The novel was seen by some as being partially autobiographical; the main character, like Kazan, is a Greek-American and a political liberal who had once briefly been a member of the Communist Party USA before becoming disillusioned with it in the era prior to World War II. The Arness character is also familiar with many lower-tier figures in the Hollywood film industry, which is where Kazan had achieved his greatest fame. Kazan decreed that the work was entirely fiction; the character was considerably younger than Kazan, who had not been in combat in World War II.

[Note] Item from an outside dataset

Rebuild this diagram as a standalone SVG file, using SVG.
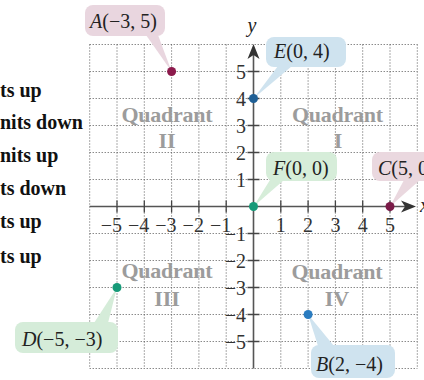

However, critical reaction was largely favorable, although some critics expressed surprise that Kazan would launch a career as a novelist in his late 50s. (In reality, Kazan had written a previous novel about a Greek immigrant and his friend, an Armenian immigrant, called America, America and made it into a film.) John Barkham of Saturday Review stated "The theater's loss is literature's gain: Elia Kazan has written a striking novel." Life was so effusive in its review that an excerpt from it became the blurb on the dust jacket of a later printing. Honor Tracy, writing in The New Republic, stated, "It is impossible, in a short space, to give a work so rich, complex subtle its due..."

[edit] Film, TV or theatrical adaptations

This novel was to serve as a basis for Kazan's 1969 film, similarly titled The Arrangement.